Laramie, Wy – Students at the University of Wyoming would pay about 182-dollars more next year in tuition and fees if the university has its way. University officials presented their proposal yesterday (Friday) to the Board of Trustees. Included was a tuition increase of five-point-seven percent, with most of that going toward academic and administrative support. The tuition increase also would pay for a new student information system, which handles online course registration, financial aid, and e-mail.

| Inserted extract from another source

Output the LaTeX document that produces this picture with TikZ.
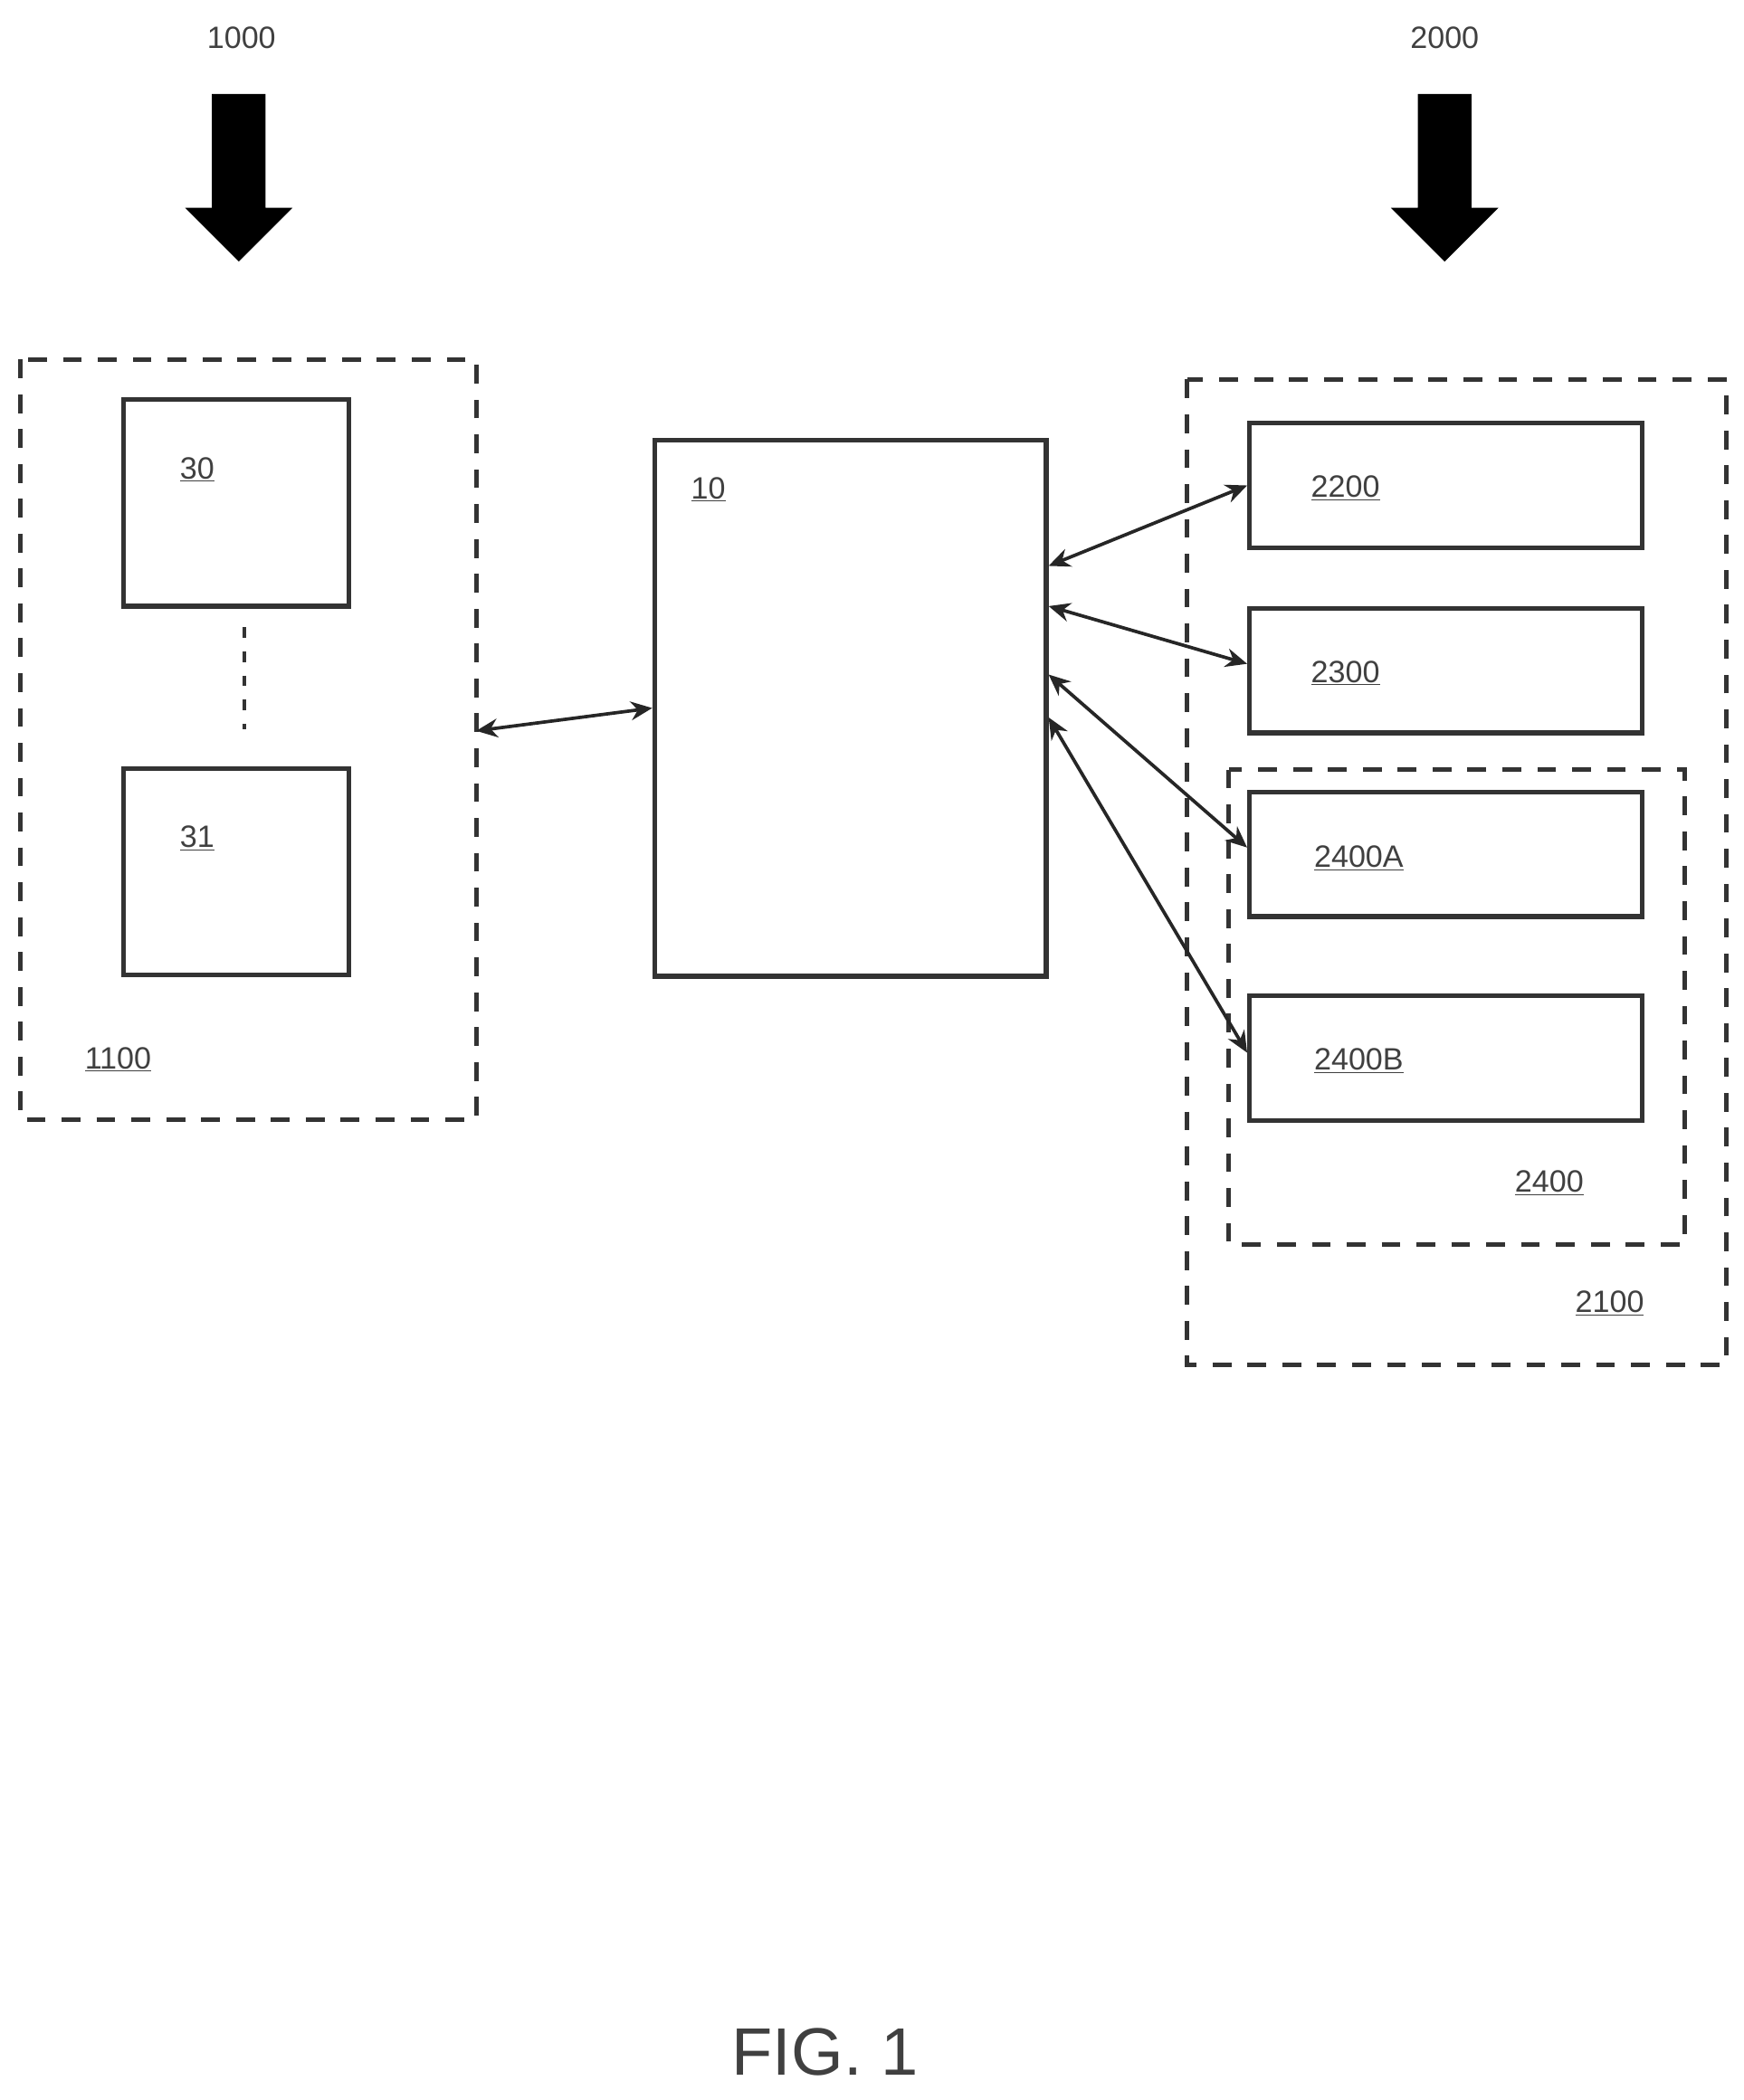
\documentclass[tikz,border=0pt]{standalone}
\usepackage{fontspec}
\setmainfont{Liberation Sans}
\usetikzlibrary{arrows.meta}
\begin{document}
\begin{tikzpicture}[x=1pt,y=-1pt,
  box/.style={draw=black!80,line width=3.5pt,inner sep=0},
  dbox/.style={draw=black!80,line width=3.5pt,dash pattern=on 14pt off 12pt},
  lab/.style={font=\fontsize{23}{25}\selectfont,text=black!75},
  con/.style={line width=2.5pt,draw=black!85,{Stealth[length=16pt,width=14pt]}-{Stealth[length=16pt,width=14pt]}},
  big/.style={fill=black,draw=none}]
\useasboundingbox (0,0) rectangle (1300,1566);
% top arrows
\node[lab] (l1000) at (180,28) {1000};
\node[lab] (l2000) at (1077,28) {2000};
\fill[big] (158,70) -- (198,70) -- (198,155) -- (218,155) -- (178,195) -- (138,155) -- (158,155) -- cycle;
\fill[big] (1057,70) -- (1097,70) -- (1097,155) -- (1117,155) -- (1077,195) -- (1037,155) -- (1057,155) -- cycle;
% left group
\draw[dbox] (15,268) rectangle (355,835);
\node[box,minimum width=168pt,minimum height=154pt] (b30) at (176,375) {};
\node[box,minimum width=168pt,minimum height=154pt] (b31) at (176,650) {};
\node[lab] at (147,350) {\underline{30}};
\node[lab] at (147,625) {\underline{31}};
\draw[line width=3pt,dash pattern=on 8pt off 10pt,black!80] (b30.south) ++(6,14) -- ++(0,76);
\node[lab] at (88,790) {\underline{1100}};
\coordinate (lg) at (355,545);
% center
\node[box,minimum width=292pt,minimum height=400pt] (b10) at (634,528) {};
\node[lab] at (528,365) {\underline{10}};
% right group
\draw[dbox] (885,283) rectangle (1287,1018);
\node[lab] at (1200,972) {\underline{2100}};
\draw[dbox] (916,574) rectangle (1256,928);
\node[lab] at (1155,882) {\underline{2400}};
\node[box,minimum width=293pt,minimum height=93pt] (b2200) at (1078,362) {};
\node[box,minimum width=293pt,minimum height=93pt] (b2300) at (1078,500) {};
\node[box,minimum width=293pt,minimum height=93pt] (b2400A) at (1078,637) {};
\node[box,minimum width=293pt,minimum height=93pt] (b2400B) at (1078,789) {};
\node[lab] at (1003,364) {\underline{2200}};
\node[lab] at (1003,502) {\underline{2300}};
\node[lab] at (1013,640) {\underline{2400A}};
\node[lab] at (1013,791) {\underline{2400B}};
% connectors
\draw[con] (lg) -- (b10.west |- 0,528);
\draw[con] (b10.east |- 0,422) -- (b2200.west |- 0,362);
\draw[con] (b10.east |- 0,452) -- (b2300.west |- 0,495);
\draw[con] (b10.east |- 0,503) -- (b2400A.west |- 0,632);
\draw[con] (b10.east |- 0,535) -- (b2400B.west |- 0,785);
\node[font=\fontsize{50}{54}\selectfont,text=black!75] (fig) at (615,1530) {FIG. 1};
\end{tikzpicture}
\end{document}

Laramie, Wy – University of Wyoming Trustees approved a plan to expand Jacoby Golf Course and to add residential housing on University Property. The plan is to develop a 27 hole championship golf course, and 750 lots priced between 50-thousand and 100-thousand dollars each. Trustee James Trosper was the only no vote. He has questioned whether building a golf course was part of the University's mission.
Laramie, Wy – A project in Jackson Hole has established some ideas of the legacy people there want to leave behind. The effort dubbed Sustaining Jackson Hole started a year ago. It involved over 100 volunteers. They came up with goals for the community and ways to find out if they are meeting them.

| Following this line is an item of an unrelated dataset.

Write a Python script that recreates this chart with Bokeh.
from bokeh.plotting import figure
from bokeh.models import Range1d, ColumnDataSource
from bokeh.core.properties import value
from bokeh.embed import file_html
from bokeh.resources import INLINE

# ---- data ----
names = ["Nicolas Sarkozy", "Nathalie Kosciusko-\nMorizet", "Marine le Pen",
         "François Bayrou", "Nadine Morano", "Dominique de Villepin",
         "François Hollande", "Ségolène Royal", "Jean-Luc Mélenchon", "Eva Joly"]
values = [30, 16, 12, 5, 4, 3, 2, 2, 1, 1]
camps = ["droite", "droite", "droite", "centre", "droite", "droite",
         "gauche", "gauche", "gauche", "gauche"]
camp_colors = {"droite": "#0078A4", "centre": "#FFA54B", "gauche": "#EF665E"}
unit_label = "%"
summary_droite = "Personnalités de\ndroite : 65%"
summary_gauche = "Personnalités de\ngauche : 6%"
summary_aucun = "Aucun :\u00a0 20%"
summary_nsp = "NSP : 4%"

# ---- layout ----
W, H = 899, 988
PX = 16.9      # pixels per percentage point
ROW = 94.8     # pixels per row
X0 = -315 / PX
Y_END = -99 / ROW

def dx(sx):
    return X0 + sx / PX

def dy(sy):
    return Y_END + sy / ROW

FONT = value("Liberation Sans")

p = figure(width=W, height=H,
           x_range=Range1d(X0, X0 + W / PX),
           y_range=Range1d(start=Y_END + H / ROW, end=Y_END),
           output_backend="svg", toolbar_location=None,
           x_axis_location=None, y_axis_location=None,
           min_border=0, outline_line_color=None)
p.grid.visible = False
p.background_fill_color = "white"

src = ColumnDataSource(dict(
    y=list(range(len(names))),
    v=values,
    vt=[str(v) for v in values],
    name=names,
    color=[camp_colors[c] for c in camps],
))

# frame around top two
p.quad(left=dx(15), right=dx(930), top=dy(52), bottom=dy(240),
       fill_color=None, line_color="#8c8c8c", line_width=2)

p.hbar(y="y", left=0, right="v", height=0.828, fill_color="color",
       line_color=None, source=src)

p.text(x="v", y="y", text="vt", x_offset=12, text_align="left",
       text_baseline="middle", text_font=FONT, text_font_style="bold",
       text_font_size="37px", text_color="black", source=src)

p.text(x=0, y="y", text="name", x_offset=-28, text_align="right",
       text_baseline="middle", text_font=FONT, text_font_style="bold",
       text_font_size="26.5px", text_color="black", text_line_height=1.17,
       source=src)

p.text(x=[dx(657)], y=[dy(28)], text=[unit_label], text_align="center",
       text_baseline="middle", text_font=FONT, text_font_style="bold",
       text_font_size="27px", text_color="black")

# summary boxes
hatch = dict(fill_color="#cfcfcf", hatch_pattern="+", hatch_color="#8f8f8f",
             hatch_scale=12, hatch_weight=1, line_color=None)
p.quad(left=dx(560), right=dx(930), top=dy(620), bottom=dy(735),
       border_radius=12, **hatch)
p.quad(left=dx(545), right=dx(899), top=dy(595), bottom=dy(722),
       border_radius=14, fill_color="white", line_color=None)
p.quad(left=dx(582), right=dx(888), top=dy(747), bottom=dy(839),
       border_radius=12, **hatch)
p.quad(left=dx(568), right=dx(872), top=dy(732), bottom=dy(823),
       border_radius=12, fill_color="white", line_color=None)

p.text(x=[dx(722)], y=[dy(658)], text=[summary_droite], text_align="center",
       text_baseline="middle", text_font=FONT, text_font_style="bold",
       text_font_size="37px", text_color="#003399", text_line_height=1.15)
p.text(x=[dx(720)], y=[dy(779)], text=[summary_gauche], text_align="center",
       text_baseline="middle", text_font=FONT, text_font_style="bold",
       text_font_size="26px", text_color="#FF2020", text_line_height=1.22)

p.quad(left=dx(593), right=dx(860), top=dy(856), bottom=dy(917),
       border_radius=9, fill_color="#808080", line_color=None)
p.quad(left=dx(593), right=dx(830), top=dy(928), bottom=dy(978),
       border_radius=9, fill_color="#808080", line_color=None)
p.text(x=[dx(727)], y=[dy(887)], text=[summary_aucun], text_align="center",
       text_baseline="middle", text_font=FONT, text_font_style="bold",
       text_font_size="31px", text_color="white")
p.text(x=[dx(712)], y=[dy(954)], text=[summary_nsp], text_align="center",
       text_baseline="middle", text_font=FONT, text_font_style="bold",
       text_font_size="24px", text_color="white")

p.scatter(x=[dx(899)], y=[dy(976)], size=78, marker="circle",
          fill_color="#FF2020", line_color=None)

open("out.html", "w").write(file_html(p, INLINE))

Washington, DC – The US Fish and Wildlife Service announced Friday that the sage grouse will not be protected under the endangered species act. Fish and Wildlife Director Steve Williams says while special protections are not warranted, he says the agency's review clearly illustrates the need for continued efforts to conserve sage grouse and sagebrush habitat on a long-term basis. Wyoming Senator Craig Thomas applauded the decision. He says it is vindication of the endangered species reforms he has pushed for in Congress.

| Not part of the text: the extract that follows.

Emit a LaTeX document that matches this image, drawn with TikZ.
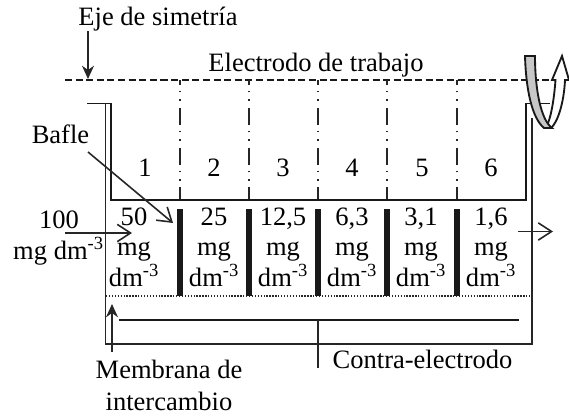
\documentclass[tikz,border=0pt]{standalone}
\usepackage{fontspec}
\setmainfont{Liberation Serif}
\usepackage{tikz}
\usetikzlibrary{arrows.meta}
\tikzset{
  txt/.style={inner sep=0pt, anchor=base, font=\fontsize{20}{24}\selectfont},
  wall/.style={color=black!90, line width=1.4pt},
  thin wall/.style={color=black!85, line width=1.2pt},
  bafle/.style={color=black!90, line width=3.8pt},
  openarrow/.style={color=black!85, line width=1.2pt, -{Straight Barb[length=10pt,width=13pt,line width=1.2pt]}},
  fullarrow/.style={color=black!85, line width=1.2pt, -{Stealth[length=10pt,width=9pt]}},
}
\begin{document}
\begin{tikzpicture}[x=0.0265cm, y=-0.0265cm]
\useasboundingbox (0,0) rectangle (569,416);
%%%%% Eje y electrodo %%%%%
\draw[wall, dash pattern=on 5.3pt off 2.7pt] (65,80)--(569,80);
\foreach \i in {180,249,318,387,457}{
\draw[thin wall, dash pattern=on 12.8pt off 4.5pt on 1.1pt off 5.3pt on 1.1pt off 5.2pt, dash phase=9pt] (\i,80)--(\i,200);
}
\draw[wall] (87,103.5)--(111,103.5)--(111,200)--(526,200)--(526,103.5)--(550,103.5);
%%%%% Celda %%%%%
\draw[thin wall] (105.5,103.5)--(105.5,344)--(532,344)--(532,118);
\draw[thin wall, dash pattern=on 1pt off 1.2pt] (106,296)--(531,296);
\foreach \i in {180,249,318,387,457}{
\draw[bafle] (\i,209)--(\i,296);
}
%%%%% Contra-electrodo %%%%%
\coordinate (ctra) at (318,320);
\coordinate (ctrb) at (318,368);
\draw[wall] (119,320)--(519,320);
\draw[thin wall] (ctra)--(ctrb);
\node[txt] (contra) at (422.5,368) {Contra-electrodo};
%%%%% Textos %%%%%
\foreach \n/\x/\t in {a/145/1,b/214/2,c/283/3,d/352/4,e/422/5,f/491/6}{
\node[txt] (num\n) at (\x,176) {\t};
}
\foreach \n/\x/\t in {a/134/50,b/214/25,c/283/{12,5},d/352/{6,3},e/421/{3,1},f/491/{1,6}}{
\node[txt] (con\n) at (\x,225) {\t};
\node[txt] (mg\n) at (\x,255) {mg};
\node[txt] (dm\n) at (\x,286) {dm\textsuperscript{-3}};
}
\node[txt] (eje) at (158,26) {Eje de simetría};
\node[txt] (electrodo) at (316,72) {Electrodo de trabajo};
\node[txt] (baflelbl) at (60.5,143) {Bafle};
\node[txt] (cien) at (59,228) {100};
\node[txt] (mgdm) at (58.5,259) {mg dm\textsuperscript{-3}};
\node[txt] (membrana) at (169,378) {Membrana de};
\node[txt] (inter) at (169,410) {intercambio};
%%%%% Flechas %%%%%
\coordinate (ejefin) at (88,79);
\coordinate (ejeini) at (88,31);
\coordinate (bafleini) at (88,152);
\coordinate (baflefin) at (173,223);
\coordinate (entini) at (65,233);
\coordinate (entfin) at (132,233);
\coordinate (salini) at (518,231.5);
\coordinate (salfin) at (553,231.5);
\coordinate (memini) at (112,352);
\coordinate (memfin) at (112,304);
\draw[fullarrow] (ejeini)--(ejefin);
\draw[fullarrow] (memini)--(memfin);
\draw[openarrow] (bafleini)--(baflefin);
\draw[openarrow] (entini)--(entfin);
\draw[openarrow] (salini)--(salfin);
%%%%% Giro %%%%%
\draw[wall, fill=white] (546,128) .. controls (551,118) and (554,100) .. (555.5,80)--(552,80)--(562,56)--(569,80)--(565,80) .. controls (564,102) and (558,122) .. (551,128)--cycle;
\draw[wall, fill=black!22] (525,56)--(535,56) .. controls (535,90) and (541,120) .. (552,128)--(544,128) .. controls (532,118) and (526,90) .. (525,56)--cycle;
\end{tikzpicture}
\end{document}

Helena, MT – Montana's proposed bison hunt may not happen. The state's wildlife commission yesterday agreed to consider canceling the controversial hunt, which was set to start next week. The 4-1 decision was made by a commission that included three members just appointed by new Montana Governor Brian Schweitzer. Schweitzer said earlier this week that he wanted the hunt cancelled. The wildlife commission also voted to postpone the drawing for licenses for the bison hunt which was scheduled for today. The commission plans to meet Monday, to make a final decision.
Laramie, WY – The lawsuit challenging Laramie's smoking ordinance will go before a state district court judge on Monday. The ban on smoking in public places, including restaurants and bars, was passed by Laramie voters in November by 366 votes. Six residents sued to overturn the ban, claiming that city officials bungled the election. The city has argued to dismiss the suit, saying that Albany County District Court does not have jurisdiction and that the plaintiffs failed to make their case. Monday's hearing before Judge Jeffrey Donnell is scheduled for 2:00 pm.
Laramie, Wy – This week the federal government announced a new rule for wolf management in Idaho and Montana. The change makes it easier for ranchers and state wildlife agencies to kill wolves. But, Wyoming is still under the more restrictive old rule because the federal government rejected Wyoming's wolf management plan. Since then the state filed suit to try and overturn that decision. Attorney General Pat Crank says the rule change for the neighboring states won't affect Wyoming's plan.